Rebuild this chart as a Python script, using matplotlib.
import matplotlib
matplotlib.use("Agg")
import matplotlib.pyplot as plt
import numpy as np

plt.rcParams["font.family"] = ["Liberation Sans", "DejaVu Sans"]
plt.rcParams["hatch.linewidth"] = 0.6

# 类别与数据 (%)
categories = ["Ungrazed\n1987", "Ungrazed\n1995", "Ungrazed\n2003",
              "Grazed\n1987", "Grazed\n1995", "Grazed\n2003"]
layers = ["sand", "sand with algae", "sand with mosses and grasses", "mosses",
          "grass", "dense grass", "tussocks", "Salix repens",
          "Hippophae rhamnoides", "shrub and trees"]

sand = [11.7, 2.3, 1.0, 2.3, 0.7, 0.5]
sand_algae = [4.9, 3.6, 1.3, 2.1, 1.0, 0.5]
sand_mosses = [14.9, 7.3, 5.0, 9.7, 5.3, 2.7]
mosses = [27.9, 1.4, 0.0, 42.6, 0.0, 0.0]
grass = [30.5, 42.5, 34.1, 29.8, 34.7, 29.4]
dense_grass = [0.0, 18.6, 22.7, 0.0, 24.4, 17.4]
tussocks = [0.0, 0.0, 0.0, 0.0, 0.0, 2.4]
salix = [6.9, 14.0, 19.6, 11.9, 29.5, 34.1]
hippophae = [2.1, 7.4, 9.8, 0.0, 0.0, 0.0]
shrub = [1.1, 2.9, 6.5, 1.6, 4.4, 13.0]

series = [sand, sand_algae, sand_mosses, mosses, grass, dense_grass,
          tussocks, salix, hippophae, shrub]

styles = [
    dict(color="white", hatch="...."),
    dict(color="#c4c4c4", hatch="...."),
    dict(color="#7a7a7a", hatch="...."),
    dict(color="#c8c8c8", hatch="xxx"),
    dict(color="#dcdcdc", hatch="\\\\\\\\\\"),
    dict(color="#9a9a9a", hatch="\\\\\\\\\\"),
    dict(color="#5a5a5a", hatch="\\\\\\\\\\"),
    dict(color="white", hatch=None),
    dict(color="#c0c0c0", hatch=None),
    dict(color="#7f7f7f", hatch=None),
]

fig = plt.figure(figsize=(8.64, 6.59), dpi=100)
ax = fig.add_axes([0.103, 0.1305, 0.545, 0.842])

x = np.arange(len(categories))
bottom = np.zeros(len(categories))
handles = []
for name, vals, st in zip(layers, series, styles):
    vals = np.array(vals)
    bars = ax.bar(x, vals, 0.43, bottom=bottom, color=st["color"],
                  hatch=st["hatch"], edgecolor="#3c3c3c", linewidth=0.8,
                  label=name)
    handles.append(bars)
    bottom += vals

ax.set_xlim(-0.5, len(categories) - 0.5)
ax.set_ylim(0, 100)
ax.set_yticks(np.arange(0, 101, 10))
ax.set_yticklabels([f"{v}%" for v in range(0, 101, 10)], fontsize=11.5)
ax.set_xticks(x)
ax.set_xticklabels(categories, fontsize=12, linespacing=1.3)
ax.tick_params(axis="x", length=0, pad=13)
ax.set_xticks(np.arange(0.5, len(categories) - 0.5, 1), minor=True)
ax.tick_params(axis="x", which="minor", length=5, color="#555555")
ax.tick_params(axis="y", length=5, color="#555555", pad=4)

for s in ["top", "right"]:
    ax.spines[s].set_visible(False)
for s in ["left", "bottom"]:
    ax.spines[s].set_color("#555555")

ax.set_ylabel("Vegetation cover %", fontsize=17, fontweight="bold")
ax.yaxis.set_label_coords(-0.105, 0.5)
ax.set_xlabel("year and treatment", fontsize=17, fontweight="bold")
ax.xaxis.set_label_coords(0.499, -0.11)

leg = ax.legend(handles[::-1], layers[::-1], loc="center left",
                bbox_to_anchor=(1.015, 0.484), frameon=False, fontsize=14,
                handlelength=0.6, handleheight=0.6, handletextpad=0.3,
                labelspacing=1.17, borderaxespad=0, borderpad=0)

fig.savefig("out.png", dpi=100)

————

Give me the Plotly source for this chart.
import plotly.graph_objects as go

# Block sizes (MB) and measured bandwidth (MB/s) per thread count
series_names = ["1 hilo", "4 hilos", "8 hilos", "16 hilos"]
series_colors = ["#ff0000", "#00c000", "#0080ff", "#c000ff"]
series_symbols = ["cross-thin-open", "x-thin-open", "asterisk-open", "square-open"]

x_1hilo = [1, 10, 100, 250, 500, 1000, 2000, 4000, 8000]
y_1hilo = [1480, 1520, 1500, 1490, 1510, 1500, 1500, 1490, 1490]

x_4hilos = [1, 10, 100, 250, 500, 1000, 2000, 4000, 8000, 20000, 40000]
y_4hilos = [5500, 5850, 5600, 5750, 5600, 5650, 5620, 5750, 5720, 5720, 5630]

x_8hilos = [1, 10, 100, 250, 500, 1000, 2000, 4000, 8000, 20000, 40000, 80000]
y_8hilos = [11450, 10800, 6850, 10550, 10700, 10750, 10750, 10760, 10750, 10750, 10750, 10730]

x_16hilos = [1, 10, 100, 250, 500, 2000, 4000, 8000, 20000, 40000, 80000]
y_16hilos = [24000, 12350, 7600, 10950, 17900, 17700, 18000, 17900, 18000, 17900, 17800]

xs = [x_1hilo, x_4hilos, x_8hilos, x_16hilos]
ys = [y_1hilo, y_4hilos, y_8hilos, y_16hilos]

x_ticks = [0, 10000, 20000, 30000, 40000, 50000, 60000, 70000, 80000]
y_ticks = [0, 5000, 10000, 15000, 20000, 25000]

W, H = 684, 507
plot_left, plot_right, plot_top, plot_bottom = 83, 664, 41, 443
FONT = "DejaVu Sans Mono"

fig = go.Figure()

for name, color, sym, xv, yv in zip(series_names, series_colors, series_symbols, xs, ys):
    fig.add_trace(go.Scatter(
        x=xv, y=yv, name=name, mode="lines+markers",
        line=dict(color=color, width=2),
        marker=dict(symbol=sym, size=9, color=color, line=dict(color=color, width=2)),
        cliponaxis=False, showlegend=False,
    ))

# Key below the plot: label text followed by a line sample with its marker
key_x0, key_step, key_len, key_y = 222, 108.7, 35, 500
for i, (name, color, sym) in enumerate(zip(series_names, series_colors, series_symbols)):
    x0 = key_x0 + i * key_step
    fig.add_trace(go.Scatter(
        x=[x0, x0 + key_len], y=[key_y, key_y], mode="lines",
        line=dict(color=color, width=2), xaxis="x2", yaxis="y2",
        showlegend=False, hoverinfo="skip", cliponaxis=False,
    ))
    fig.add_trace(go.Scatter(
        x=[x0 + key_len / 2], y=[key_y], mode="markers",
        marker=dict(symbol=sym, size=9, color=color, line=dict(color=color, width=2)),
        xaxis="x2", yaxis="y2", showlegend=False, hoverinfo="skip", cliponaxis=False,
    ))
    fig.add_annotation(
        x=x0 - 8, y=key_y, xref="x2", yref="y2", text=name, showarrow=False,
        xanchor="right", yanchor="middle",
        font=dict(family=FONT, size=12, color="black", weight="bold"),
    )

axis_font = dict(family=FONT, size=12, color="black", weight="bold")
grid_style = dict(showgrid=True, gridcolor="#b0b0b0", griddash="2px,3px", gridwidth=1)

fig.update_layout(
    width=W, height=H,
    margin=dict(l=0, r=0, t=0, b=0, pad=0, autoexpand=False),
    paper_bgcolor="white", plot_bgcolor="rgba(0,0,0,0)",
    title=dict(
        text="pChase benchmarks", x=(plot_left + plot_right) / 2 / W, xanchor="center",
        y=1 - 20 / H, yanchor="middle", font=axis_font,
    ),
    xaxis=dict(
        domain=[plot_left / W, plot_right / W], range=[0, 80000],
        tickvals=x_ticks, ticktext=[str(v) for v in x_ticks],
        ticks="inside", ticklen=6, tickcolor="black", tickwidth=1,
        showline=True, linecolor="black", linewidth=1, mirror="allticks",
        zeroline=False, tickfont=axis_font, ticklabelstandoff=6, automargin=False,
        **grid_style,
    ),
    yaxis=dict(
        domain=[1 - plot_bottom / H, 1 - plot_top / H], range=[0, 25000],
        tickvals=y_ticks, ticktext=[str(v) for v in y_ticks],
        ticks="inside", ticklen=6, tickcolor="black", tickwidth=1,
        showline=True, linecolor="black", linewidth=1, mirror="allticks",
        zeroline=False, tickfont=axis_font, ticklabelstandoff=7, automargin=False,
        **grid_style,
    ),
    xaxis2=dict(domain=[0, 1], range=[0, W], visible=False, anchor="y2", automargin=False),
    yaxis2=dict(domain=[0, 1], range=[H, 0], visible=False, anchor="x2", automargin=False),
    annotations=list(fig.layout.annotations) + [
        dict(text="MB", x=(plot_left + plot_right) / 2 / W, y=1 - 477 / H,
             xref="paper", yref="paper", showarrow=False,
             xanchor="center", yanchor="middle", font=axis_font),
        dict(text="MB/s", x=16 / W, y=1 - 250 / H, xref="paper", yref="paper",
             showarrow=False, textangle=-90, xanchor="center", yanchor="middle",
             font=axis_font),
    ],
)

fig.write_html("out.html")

————

**What is asked**
Set down, without any change, only the lines from the line that holds "Give me the Plotly source for this chart." through the line that holds "y_ticks = [0, 5000, 10000, 15000, 20000, 25000]", both lines included.

**Response for this exercise**
Give me the Plotly source for this chart.
import plotly.graph_objects as go

# Block sizes (MB) and measured bandwidth (MB/s) per thread count
series_names = ["1 hilo", "4 hilos", "8 hilos", "16 hilos"]
series_colors = ["#ff0000", "#00c000", "#0080ff", "#c000ff"]
series_symbols = ["cross-thin-open", "x-thin-open", "asterisk-open", "square-open"]

x_1hilo = [1, 10, 100, 250, 500, 1000, 2000, 4000, 8000]
y_1hilo = [1480, 1520, 1500, 1490, 1510, 1500, 1500, 1490, 1490]

x_4hilos = [1, 10, 100, 250, 500, 1000, 2000, 4000, 8000, 20000, 40000]
y_4hilos = [5500, 5850, 5600, 5750, 5600, 5650, 5620, 5750, 5720, 5720, 5630]

x_8hilos = [1, 10, 100, 250, 500, 1000, 2000, 4000, 8000, 20000, 40000, 80000]
y_8hilos = [11450, 10800, 6850, 10550, 10700, 10750, 10750, 10760, 10750, 10750, 10750, 10730]

x_16hilos = [1, 10, 100, 250, 500, 2000, 4000, 8000, 20000, 40000, 80000]
y_16hilos = [24000, 12350, 7600, 10950, 17900, 17700, 18000, 17900, 18000, 17900, 17800]

xs = [x_1hilo, x_4hilos, x_8hilos, x_16hilos]
ys = [y_1hilo, y_4hilos, y_8hilos, y_16hilos]

x_ticks = [0, 10000, 20000, 30000, 40000, 50000, 60000, 70000, 80000]
y_ticks = [0, 5000, 10000, 15000, 20000, 25000]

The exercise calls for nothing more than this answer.